Mettiamoci l’anima in pace, Mika continuerà a fare tv, spot, design e quant’altro perché “queste sono le cose collaterali che mi permettono di fare la musica che voglio”. E la cosa che voleva fare di più è un album completamente personale, “dopo essermi chiuso a 15 anni in una bolla per non farmi vedere da dentro, dipende molto dal fatto che la mia famiglia è al 50% libanese”. Questo disco che presenta in questi giorni (esce il 15 giugno in Italia) si chiama “No Place in Heaven” ed è un viaggio nella sua persona, anche nel suo fenomeno se si vuole, perché ci ha messo tutto quello che voleva raccontare di se con Gregg Wells, il rpduittorer di Adele e Pharrell a fare il ruolo di arginatore. “Tutti hanno bisogno di qualcuno che ti dice basta – confida alla stampa accorsa in massa al lancio, poco prima del debutto live dell’anno al Fabrique di Milano – perché se fosse per me scrivere sempre tanto. Anche per la deluxe version ho messo brani inediti perché per me è un’espansione dell’artista, non ci sarebbe motivo di fare una versione allungata del nuovo disco con le cover”.

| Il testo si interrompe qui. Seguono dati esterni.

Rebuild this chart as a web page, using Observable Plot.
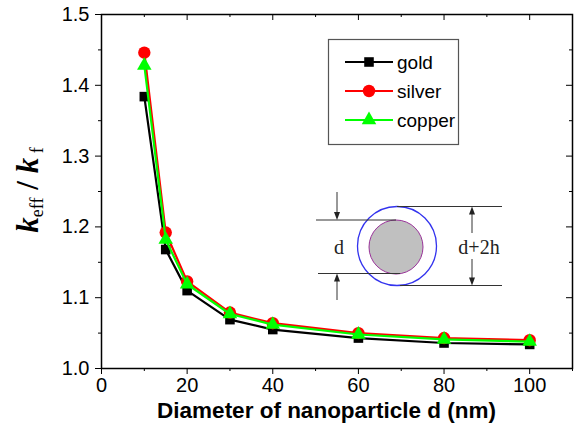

A sorpresa poi sono arrivate le collaborazioni (“Con Morgan ho pure scritto una prima versione del suo nuovo successo “Andiamo a Londra””, rivela) e i contratti degli sponsor. Il timore che la sua fama si potesse spostare su altri meccanismi comunicativi c’era, visto che in Francia poi si è dato a The Voice e sta contrattando per altri format in giro per il mondo. Ma la vendita di oltre 10 milioni di dischi e le vincite di Grammy, Ivor Novello e Brits gli hanno sicuramente dato fiducia. “Ho iniziato a scrivere in uno studio a Hollywood ma poi me ne sono andato in una casa fittata con i miei musicisti. Solo dopo abbiamo scoperto che era stata la casa di Orlando Bloom e tutti i bus turistici fuori la strada si fermavano coi microfoni dicendo: Say hello to Orlando! mentre noi dovevamo lavorare”. Voleva tranquillità creativa Mila, che per partorire canzoni come All She Wants (che parla del non detto alla madre) e Good Guys (omaggio ai controcorrente della cultura popolare) doveva guardarsi necessariamente dentro. “Il coming out sessuale non è tanto interessante come uscire dal guscio che ti sei creato per proteggerti. Spero che si senta il bisogno di comunicare senza veli nei nuovi pezzi”.
Per darvi un’idea di come suona l’album (17 tracce nella versione deluxe) basti sapere che ci sono le mani dei cugini Benassi, gli archi di Lucio Fabri, un paio di canzoni in francese, e un sentito omaggio a Freddie Mercury in Last Party. Ma soprattutto, come dice lui “trasparenza nei suoni, poco sovraprodotti rispetto ai dischi passati, e nei testi”. Tanto per far scatenare l’entusiasmo delle mamme in sala che hanno portato le figlie a conoscere il loro “modello”.”Ma mi spaventa questa cosa” dice lui col garbo di chi sa, che in fondo, comunicare è soprattutto incantare lo spettatore.
Poche, selezionate date per il tour italiano organizzato da Barley Arts: 23 luglio Taormina, 25 Cattolica, 27 settembre Forum di Assago, 29 Palalottomatica a Roma e 30 settembre Mandela Forum a Firenze.